The handy dandy guide to converting me

The handy dandy guide to converting me July 12, 2010

Thanks to all the theists who spoke up on last week’s post and told what evidence might convince them that their religion was false.  As promised, this week’s challenge takes the opposite tack, asking what could convince atheists that a particular religion was true.  As always, if you’d like to respond to a Monday Call to Arms in longer form as a guest blogger, please email me at leah (dot) libresco (at) yale (dot) edu.

While kneeling in the pew at Mass one week, I tried to imagine what I would require to be converted to Catholicism. I imagined Jesus (or God, I wasn’t picky) appearing in church and magically fusing my knees to the kneelers, refusing to let me rise until I acknowledged him as Lord (I was cribbing liberally from the story of Zacharia being struck dumb in Luke chapter one).

Most of my first thoughts about being converted followed this pattern. The time I got hit with a few drops of holy water while the priest was sprinkling the congregation during Easter Mass and I discreetly checked (in a spirit of scientific investigation) whether I had been burned or marked in any way.

My heightened attention during services for Pentecost and the week when the readings featured Doubting Thomas, both of which seemed like appropriate weeks for any kind of God with a flair for the dramatic to make a personal appearance. The trouble was, when I thought about my reaction in any of these circumstances, it didn’t feel at all like joyful submission.

Every example I thought of was of a god (or any supernatural being) demonstrating puissance, not love. If confronted by these paranormal proofs I would willingly concede that there were more things in heaven and earth than were dreamt of in my philosophy. If the pyrotechnics display were good enough, there were pretty good odds that I would knuckle under and follow what precepts I was given.

In this case, my conversion would be an act of obedience, not fealty. Any relationship with God I would have would be shaped by fear, not trust. I would not be confident of God’s goodness, merely convinced that he was an awful lot bigger than me and was holding all the thunderbolts. This picture of religion is exactly the type that deserves Lucifer’s contemptuous Non serviam.

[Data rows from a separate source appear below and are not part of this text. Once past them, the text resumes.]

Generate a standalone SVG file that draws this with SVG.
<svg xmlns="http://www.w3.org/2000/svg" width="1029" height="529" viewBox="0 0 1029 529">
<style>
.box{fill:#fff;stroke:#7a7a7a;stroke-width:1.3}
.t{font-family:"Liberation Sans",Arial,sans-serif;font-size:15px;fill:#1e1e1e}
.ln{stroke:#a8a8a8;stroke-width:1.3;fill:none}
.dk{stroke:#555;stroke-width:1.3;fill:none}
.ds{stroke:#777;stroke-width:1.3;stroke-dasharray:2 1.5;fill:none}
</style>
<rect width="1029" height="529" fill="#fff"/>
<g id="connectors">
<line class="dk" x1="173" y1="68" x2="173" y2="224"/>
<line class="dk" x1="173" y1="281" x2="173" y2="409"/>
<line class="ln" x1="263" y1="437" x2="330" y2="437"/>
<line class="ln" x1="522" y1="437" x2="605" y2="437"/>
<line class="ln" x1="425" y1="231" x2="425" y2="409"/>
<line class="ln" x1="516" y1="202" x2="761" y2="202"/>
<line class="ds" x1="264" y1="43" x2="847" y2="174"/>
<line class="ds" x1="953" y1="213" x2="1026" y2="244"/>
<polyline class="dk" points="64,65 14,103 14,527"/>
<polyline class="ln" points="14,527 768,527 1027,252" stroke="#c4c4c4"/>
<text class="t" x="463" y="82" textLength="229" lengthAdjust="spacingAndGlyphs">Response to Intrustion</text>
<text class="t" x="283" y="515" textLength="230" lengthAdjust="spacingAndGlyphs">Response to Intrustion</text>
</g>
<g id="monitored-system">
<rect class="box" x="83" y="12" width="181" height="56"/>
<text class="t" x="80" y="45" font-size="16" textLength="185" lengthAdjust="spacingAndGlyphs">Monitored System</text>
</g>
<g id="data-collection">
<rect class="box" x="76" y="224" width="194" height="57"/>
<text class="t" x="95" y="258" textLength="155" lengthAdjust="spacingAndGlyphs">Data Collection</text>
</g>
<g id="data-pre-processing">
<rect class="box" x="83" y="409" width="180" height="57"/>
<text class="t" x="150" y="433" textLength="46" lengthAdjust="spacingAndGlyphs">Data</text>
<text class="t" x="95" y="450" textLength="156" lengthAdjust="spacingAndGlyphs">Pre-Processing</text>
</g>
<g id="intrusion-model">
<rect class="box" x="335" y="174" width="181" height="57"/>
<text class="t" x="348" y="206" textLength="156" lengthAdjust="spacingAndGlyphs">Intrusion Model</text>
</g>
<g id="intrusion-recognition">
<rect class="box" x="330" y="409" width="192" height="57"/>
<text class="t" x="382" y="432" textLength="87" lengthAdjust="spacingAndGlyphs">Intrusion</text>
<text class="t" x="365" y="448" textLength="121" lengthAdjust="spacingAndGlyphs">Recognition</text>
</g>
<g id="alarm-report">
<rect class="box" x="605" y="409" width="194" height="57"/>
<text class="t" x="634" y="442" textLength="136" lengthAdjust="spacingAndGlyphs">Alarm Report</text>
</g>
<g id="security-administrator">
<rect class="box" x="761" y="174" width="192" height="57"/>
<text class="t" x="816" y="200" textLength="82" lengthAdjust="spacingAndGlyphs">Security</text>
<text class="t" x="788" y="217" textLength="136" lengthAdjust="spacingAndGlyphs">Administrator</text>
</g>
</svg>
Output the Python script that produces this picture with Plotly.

It’s hard for me to imagine a single, spectacular event that could compell me to convert, particularly as I’ve done so much reading on pervasive biases and unreliable witnesses to trust myself that far.  After all, famed skeptic Michael Shermer had his own alien abduction experience during a long distance cycling race.  In the moment, his hallucinations felt just as real as any other part of his experience. So for the most part, personal experience ranks as very weak proof, if it counts at all.

Part of the trouble is that a proof of God’s existence must carry with it proofs of God’s character.  To prove that unicorns exist, I need simply trot one out and let you examine it closely enough to satisfy yourself that the horn was naturally affixed.  A God’s defining properties are not nearly so easily observed.  I’m not really offering possible disproofs of atheism here so much as evidence that would be less likely to occur in an atheistic world. After some consideration, I decided that the following events, if they occured, would make me feel more than a little agnostic:

  • If one of my skeptical friends converted.  If a friend with whom I am mostly in agreement with on everything from epidemiology to ethics became a Christian, then apparently the faith is less in conflict with many of my first principles than I thought.
  • I am not likely to be convinced by the claim that religion is a better explanation of the world as we know it.  As Ptolemy’s increasingly convoluted orbits show us, it is easy to to twist a model to fit any data set.  The reason scientific claims are compelling is because they accurately predict data that we do not yet have access to.  If a religion frequently made claims that kept being bourne out, even though they could have no prior knowledge of outcomes, I would be able to take its explanatory power more seriously.
  • If the religious rituals I attended seemed to become a positive and potent force in my life.  Several writers who converted to Catholicism from other forms of Christianity talk about their yearning for the Eucharist and feelings of awe at being in the Presence of the Host.  This is not a feeling I share when I attend Mass.  If I began to develop those kinds of feelings, with no apparent cause, that would be reason to doubt.

Those are the most plausible avenues for conversion that occured to me, but I’d be very curious to hear what other atheists might find to be compelling evidence or what proved to be compelling for converts.

 

What kind of personal experiences might cause you to conclude that a God exists?

Is it possible to become familiar with an entity’s character without a previously existing personal relationship with that entity?

What is the strongest evidence that you believe currently exists for theism?